Plotting code records
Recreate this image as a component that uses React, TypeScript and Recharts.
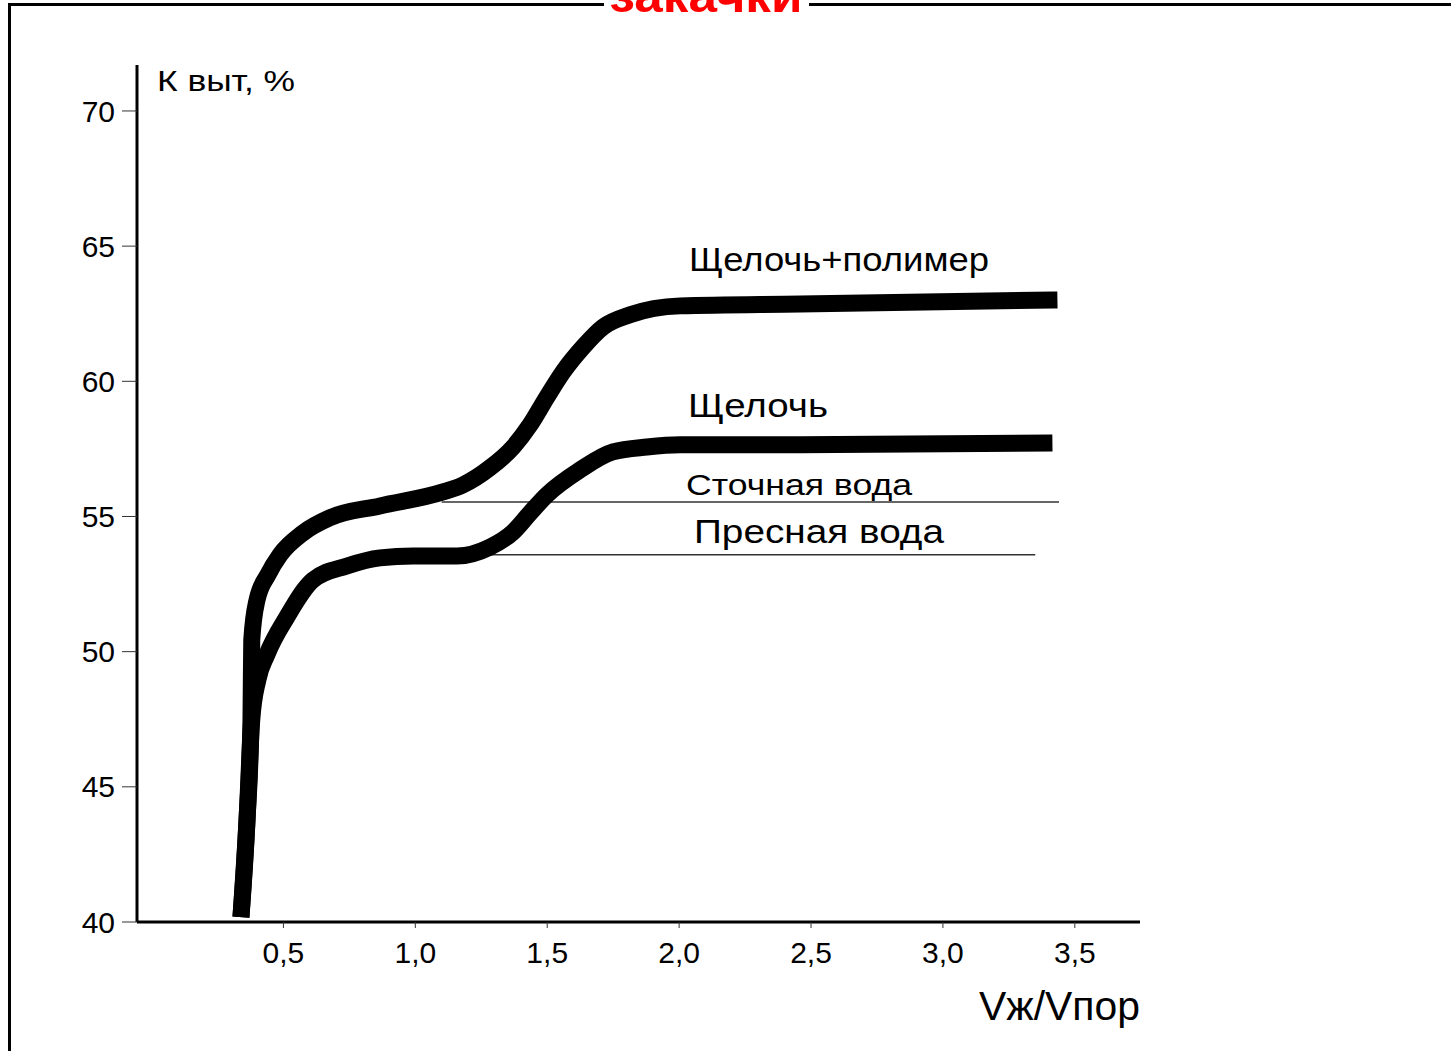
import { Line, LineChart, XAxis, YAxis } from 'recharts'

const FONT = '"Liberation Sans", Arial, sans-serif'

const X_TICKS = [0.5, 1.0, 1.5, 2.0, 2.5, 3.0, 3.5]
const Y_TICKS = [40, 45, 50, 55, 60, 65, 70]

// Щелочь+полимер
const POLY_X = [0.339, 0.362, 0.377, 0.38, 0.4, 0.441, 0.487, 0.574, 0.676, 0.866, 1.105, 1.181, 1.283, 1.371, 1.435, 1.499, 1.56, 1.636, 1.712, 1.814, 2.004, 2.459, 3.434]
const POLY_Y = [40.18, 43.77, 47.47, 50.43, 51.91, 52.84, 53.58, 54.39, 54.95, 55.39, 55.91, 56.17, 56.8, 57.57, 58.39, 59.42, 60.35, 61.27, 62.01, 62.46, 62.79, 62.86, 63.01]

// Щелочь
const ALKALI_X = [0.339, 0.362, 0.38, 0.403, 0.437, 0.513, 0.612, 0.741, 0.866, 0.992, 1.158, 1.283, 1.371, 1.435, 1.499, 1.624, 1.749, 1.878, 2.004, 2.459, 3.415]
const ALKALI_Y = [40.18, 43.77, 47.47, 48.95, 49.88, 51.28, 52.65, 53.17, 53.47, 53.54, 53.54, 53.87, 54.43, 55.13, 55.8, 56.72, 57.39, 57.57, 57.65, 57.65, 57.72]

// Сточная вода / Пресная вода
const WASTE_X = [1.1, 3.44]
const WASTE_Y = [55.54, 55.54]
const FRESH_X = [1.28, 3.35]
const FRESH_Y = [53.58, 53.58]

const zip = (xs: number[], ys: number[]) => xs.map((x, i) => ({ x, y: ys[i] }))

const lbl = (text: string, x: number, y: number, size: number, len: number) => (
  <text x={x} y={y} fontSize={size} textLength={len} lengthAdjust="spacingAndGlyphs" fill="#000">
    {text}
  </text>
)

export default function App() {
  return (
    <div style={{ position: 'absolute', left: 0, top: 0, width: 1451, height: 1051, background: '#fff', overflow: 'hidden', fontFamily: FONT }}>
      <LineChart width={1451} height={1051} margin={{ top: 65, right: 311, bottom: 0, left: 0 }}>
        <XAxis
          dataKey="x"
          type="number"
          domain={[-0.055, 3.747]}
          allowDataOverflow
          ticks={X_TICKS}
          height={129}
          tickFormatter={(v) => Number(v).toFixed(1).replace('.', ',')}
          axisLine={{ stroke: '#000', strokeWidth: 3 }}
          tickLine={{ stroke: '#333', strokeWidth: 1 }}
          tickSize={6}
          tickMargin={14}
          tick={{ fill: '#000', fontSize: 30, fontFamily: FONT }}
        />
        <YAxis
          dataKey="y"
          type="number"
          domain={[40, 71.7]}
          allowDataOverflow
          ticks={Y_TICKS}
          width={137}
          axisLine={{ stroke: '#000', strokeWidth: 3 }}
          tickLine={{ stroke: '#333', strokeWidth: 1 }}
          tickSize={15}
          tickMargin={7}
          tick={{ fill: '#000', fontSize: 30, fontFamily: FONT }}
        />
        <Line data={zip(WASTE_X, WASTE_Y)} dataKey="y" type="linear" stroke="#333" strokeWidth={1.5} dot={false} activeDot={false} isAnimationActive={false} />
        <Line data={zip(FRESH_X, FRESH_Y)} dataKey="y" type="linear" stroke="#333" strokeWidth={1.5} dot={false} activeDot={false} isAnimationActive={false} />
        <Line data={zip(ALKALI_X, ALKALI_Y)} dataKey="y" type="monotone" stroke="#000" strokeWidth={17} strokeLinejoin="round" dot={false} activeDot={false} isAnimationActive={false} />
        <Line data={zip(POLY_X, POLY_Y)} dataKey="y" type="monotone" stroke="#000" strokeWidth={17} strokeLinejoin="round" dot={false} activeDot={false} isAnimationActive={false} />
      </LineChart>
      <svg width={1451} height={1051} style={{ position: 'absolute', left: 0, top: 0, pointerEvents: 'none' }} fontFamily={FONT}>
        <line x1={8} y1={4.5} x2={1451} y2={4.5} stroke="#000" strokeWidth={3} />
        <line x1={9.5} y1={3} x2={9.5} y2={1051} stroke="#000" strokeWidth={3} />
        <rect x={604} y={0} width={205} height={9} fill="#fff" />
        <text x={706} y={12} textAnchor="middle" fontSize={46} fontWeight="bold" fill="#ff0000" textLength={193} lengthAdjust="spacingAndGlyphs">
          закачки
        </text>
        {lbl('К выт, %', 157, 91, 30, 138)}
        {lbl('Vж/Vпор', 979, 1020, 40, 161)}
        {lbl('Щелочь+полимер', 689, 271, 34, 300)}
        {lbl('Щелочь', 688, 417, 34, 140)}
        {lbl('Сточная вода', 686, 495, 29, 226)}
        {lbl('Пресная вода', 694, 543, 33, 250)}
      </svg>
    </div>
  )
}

==

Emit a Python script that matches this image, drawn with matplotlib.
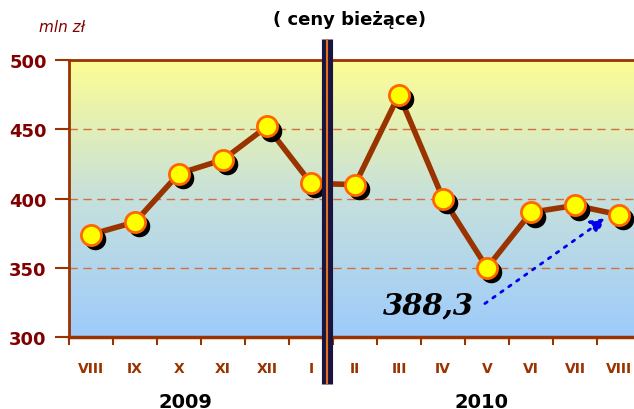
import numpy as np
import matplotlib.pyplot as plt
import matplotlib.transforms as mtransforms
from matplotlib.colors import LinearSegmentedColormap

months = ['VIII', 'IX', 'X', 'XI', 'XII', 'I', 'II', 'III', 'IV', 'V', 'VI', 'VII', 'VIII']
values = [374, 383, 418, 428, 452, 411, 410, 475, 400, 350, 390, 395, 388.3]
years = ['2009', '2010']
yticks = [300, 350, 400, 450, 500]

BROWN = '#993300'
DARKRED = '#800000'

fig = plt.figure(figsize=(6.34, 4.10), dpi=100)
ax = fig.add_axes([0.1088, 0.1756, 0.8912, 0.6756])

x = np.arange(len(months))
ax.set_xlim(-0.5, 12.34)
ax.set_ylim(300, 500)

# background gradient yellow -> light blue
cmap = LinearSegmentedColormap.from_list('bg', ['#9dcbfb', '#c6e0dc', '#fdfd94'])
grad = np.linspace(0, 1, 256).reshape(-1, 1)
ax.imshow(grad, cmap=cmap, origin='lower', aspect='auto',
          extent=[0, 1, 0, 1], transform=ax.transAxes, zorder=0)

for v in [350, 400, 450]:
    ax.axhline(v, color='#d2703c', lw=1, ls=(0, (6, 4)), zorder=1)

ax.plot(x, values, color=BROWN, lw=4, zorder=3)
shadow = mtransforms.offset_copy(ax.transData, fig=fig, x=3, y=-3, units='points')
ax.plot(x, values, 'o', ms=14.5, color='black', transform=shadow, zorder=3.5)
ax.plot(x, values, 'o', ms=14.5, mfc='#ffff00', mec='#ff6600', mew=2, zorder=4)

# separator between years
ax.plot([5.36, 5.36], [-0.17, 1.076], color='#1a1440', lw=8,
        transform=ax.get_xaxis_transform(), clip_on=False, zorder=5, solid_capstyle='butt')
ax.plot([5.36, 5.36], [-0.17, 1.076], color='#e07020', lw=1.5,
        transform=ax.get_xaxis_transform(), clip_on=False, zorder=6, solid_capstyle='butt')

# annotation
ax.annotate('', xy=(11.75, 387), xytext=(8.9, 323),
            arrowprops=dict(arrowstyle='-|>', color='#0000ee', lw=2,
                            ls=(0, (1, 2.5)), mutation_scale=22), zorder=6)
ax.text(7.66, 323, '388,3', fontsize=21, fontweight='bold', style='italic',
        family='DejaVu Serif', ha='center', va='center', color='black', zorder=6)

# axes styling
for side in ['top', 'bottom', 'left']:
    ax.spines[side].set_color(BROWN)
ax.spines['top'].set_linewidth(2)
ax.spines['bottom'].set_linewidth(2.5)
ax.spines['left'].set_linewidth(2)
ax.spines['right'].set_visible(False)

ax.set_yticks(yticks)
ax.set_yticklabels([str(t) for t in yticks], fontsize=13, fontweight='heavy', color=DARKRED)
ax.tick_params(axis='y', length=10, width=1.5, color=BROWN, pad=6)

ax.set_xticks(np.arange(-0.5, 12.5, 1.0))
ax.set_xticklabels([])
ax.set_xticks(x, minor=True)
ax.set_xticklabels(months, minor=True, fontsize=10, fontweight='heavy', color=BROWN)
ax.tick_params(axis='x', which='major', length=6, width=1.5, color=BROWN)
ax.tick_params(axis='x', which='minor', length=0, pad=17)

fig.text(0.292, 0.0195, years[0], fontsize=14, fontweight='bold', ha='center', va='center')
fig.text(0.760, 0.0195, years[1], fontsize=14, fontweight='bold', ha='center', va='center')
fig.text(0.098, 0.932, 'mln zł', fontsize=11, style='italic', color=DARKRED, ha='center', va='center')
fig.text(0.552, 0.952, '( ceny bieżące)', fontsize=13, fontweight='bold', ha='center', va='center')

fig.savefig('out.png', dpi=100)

--

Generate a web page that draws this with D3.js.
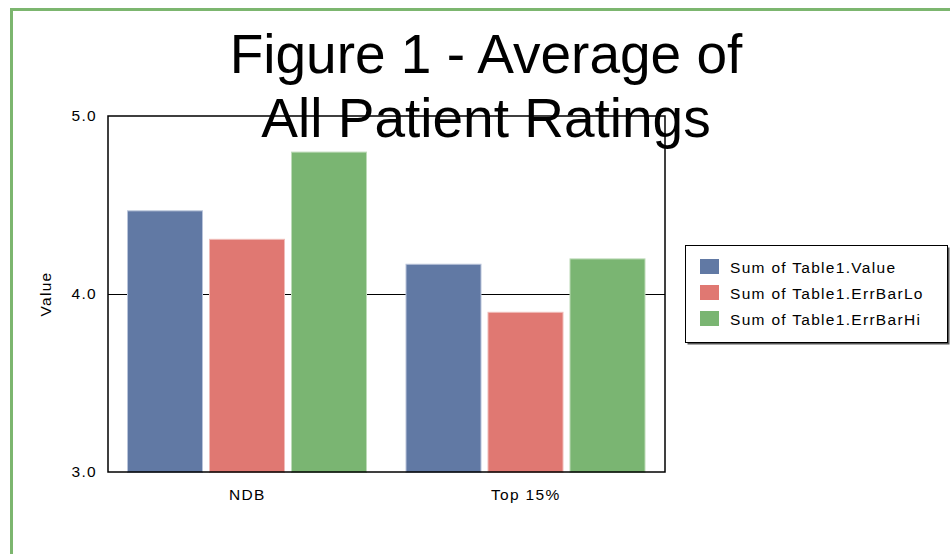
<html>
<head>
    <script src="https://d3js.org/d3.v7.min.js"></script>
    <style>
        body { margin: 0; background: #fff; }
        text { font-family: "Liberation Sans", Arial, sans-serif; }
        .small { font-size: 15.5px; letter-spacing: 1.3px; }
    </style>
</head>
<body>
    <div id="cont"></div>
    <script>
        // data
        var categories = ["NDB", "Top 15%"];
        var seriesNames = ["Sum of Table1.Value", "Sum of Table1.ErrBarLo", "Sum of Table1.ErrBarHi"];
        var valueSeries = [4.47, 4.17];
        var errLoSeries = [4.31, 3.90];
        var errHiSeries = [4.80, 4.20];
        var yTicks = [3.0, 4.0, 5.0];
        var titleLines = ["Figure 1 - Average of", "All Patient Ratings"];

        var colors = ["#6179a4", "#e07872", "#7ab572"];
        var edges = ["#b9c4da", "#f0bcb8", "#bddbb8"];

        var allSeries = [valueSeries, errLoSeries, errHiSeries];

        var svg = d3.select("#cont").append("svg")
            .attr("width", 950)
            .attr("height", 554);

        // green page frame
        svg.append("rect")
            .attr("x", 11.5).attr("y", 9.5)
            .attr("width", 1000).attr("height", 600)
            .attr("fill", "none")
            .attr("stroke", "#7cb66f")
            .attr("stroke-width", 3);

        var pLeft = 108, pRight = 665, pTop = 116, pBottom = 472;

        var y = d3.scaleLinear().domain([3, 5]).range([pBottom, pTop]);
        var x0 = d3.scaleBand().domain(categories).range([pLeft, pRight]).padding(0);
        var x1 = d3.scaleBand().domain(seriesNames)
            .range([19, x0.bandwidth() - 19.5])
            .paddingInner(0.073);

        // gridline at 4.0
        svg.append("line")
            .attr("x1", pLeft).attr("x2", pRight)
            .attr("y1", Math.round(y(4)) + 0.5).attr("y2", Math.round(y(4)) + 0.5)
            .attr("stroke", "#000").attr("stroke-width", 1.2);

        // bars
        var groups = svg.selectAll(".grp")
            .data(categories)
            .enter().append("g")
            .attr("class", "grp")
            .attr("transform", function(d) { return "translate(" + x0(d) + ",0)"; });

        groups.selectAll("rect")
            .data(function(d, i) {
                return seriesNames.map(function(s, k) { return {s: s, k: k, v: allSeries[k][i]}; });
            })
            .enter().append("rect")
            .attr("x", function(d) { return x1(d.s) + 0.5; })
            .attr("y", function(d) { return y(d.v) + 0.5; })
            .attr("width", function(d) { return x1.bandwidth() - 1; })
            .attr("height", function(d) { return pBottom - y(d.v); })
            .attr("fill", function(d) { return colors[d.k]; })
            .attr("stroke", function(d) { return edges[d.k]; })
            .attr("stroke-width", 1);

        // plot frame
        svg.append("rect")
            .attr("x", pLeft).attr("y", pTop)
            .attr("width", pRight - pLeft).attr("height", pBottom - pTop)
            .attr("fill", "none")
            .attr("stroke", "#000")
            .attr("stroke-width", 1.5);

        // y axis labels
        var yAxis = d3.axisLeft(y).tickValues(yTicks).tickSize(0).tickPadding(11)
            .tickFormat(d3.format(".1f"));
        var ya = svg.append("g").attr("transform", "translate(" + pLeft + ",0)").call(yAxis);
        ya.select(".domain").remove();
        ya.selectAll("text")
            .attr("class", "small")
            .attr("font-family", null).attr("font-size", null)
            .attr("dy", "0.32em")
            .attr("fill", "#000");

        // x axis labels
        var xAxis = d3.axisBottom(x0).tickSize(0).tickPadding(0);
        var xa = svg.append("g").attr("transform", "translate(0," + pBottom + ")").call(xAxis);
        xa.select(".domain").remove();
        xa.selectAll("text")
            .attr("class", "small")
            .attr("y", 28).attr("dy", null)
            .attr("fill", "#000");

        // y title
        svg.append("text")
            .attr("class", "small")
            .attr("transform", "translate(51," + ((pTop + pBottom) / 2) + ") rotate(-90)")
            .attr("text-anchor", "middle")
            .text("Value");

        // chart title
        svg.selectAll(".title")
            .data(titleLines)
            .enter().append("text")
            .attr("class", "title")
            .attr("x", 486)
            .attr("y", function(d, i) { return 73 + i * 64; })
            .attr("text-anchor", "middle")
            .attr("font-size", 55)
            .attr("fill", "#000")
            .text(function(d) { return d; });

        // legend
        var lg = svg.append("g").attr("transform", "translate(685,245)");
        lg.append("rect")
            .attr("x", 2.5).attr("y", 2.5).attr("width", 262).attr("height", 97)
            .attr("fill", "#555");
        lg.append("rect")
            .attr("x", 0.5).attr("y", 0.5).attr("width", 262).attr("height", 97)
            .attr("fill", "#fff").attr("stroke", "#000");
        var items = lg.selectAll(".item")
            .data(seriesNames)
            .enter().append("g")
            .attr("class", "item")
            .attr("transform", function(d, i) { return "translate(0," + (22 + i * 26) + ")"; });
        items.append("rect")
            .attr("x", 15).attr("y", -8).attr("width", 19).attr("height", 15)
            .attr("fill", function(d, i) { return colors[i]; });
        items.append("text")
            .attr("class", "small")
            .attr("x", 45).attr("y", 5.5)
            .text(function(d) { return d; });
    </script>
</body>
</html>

**WHAT IS BEING ASKED**
Looking at the entries above, how many lines contain the word "page"? Answer with the number alone.

**ANSWER**
2